• [TASK] Locate each line of the material that contains "size", then return it.

• [DATA LINES]
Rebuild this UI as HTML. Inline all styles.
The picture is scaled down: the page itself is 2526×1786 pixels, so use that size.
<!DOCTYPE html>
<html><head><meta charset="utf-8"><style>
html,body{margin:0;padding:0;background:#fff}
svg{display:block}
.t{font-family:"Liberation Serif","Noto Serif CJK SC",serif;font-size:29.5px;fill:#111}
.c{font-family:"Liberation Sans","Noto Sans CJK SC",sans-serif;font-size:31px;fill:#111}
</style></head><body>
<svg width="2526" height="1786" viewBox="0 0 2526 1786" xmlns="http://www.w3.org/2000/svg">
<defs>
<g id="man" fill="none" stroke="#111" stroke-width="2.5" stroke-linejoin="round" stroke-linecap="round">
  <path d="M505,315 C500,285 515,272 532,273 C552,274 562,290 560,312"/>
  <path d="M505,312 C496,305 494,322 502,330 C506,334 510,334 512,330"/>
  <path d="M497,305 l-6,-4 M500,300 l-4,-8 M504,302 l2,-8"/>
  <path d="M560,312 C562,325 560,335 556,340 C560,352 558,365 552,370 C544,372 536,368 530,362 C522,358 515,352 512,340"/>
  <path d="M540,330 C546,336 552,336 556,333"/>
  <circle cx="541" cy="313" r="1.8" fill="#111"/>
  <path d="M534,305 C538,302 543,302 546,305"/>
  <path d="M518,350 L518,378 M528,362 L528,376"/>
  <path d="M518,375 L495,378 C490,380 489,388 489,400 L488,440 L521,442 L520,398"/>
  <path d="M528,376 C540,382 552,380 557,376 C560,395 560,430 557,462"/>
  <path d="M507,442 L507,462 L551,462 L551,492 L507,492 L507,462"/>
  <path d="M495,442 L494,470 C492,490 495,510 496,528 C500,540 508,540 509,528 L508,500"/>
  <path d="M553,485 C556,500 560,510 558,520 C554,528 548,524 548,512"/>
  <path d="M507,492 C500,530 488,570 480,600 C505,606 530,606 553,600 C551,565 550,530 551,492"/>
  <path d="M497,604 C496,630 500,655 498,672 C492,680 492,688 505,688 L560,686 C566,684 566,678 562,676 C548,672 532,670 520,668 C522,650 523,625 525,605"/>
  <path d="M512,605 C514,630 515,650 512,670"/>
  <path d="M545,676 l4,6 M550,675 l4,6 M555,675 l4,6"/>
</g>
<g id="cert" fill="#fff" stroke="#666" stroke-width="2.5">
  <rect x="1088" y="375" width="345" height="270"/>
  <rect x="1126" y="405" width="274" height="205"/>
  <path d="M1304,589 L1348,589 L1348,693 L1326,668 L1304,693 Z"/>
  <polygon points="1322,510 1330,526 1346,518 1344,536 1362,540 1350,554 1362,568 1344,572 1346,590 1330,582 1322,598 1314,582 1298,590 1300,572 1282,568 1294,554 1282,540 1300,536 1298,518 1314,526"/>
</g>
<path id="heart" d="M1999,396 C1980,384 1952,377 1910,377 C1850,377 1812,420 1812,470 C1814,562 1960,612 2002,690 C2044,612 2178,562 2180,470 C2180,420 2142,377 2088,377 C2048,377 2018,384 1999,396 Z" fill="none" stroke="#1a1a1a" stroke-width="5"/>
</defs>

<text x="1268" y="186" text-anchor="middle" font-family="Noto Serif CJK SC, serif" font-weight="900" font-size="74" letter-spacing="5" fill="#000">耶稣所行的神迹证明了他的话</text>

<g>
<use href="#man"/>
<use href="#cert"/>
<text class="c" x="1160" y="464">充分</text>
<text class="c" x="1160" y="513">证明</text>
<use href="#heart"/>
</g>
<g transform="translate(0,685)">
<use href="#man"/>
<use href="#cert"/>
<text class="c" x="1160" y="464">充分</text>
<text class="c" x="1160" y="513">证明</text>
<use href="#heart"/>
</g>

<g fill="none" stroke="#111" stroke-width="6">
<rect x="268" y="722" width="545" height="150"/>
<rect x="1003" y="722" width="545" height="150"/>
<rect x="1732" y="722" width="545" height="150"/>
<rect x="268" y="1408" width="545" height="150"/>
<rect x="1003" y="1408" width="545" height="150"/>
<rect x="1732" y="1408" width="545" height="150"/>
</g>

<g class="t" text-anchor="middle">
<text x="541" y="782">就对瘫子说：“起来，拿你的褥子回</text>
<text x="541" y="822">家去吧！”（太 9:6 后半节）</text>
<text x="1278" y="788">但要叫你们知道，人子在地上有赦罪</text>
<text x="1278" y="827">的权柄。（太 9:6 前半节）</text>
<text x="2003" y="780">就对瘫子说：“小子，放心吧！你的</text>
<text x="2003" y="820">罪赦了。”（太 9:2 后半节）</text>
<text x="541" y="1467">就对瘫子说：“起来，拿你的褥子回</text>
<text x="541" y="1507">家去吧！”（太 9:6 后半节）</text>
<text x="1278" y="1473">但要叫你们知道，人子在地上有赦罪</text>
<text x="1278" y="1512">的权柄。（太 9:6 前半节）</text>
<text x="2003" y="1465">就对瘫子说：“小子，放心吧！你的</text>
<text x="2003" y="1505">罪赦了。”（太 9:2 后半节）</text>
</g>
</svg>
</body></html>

• [REPLY TO THE TASK]
The picture is scaled down: the page itself is 2526×1786 pixels, so use that size.
.t{font-family:"Liberation Serif","Noto Serif CJK SC",serif;font-size:29.5px;fill:#111}
.c{font-family:"Liberation Sans","Noto Sans CJK SC",sans-serif;font-size:31px;fill:#111}
<text x="1268" y="186" text-anchor="middle" font-family="Noto Serif CJK SC, serif" font-weight="900" font-size="74" letter-spacing="5" fill="#000">耶稣所行的神迹证明了他的话</text>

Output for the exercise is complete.